Saturday, August 30, 2008



Day of the Disappeared

Today, August 30, is the International Day of the Disappeared, created to draw attention to the victims of forced disappearance. Forced disappearance doesn't happen in New Zealand, but it happens around the world - in the Philippines, in Pakistan, in Belarus and in Iraq. In those countries, people are abducted at gunpoint by the government or terrorist groups, held incommunicado, tortured, and murdered, and their families are left with no clue as to their ultimate fate. As the International Coalition against Enforced Disappearances [PDF] points out,

Enforced disappearance challenges the very concept of human rights: it amounts to the denial of the right of all persons to exist. Enforced disappearance turns a human being into a non-being. It is the ultimate corruption, the abuse of power that allows the perpetrators, while committing abominable crimes, to reduce law and order to something insignificant.
This is a serious human rights abuse, and like torture, one that needs to be stamped out.

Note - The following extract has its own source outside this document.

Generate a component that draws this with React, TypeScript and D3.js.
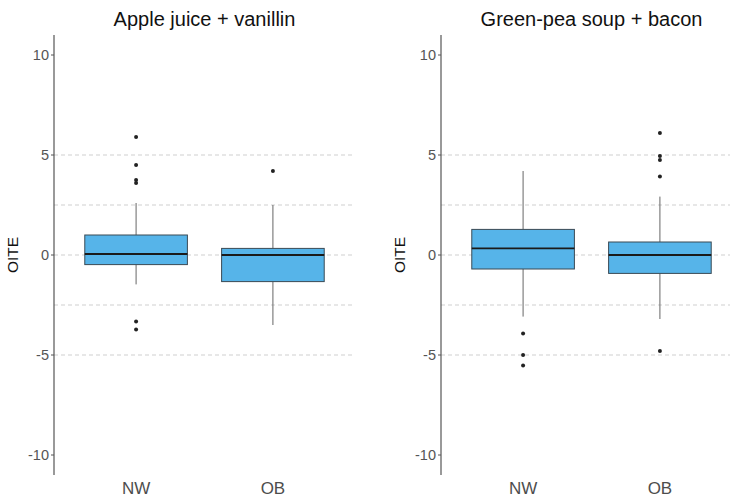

A key goal of the Day of the Disappeared this year is to help do that by highlighting the International Convention for the Protection of All Persons from Enforced Disappearance and encourage states to sign it. The Convention outlaws forced disappearance, and requires its parties to cooperate in extraditing or prosecuting its perpetrators. Like the Convention Against Torture, it is aimed at strengthening international law, ensuring that human rights abusers will face justice wherever they flee, and preventing backsliding by signatory nations. So far, 73 countries have signed, and 4 have ratified. New Zealand is not one of them. This is a shameful position, and one totally at odds with our normal support for human rights and international law.

This is not an issue we can do nothing on. Our government should sign and ratify the Convention as soon as possible. And on Tuesday, I'll be presenting a petition to Parliament urging the government to do exactly that. It's small, but it should show them that at least some people here give a damn. And hopefully it will get them to stop, think, and decide to support human rights after all.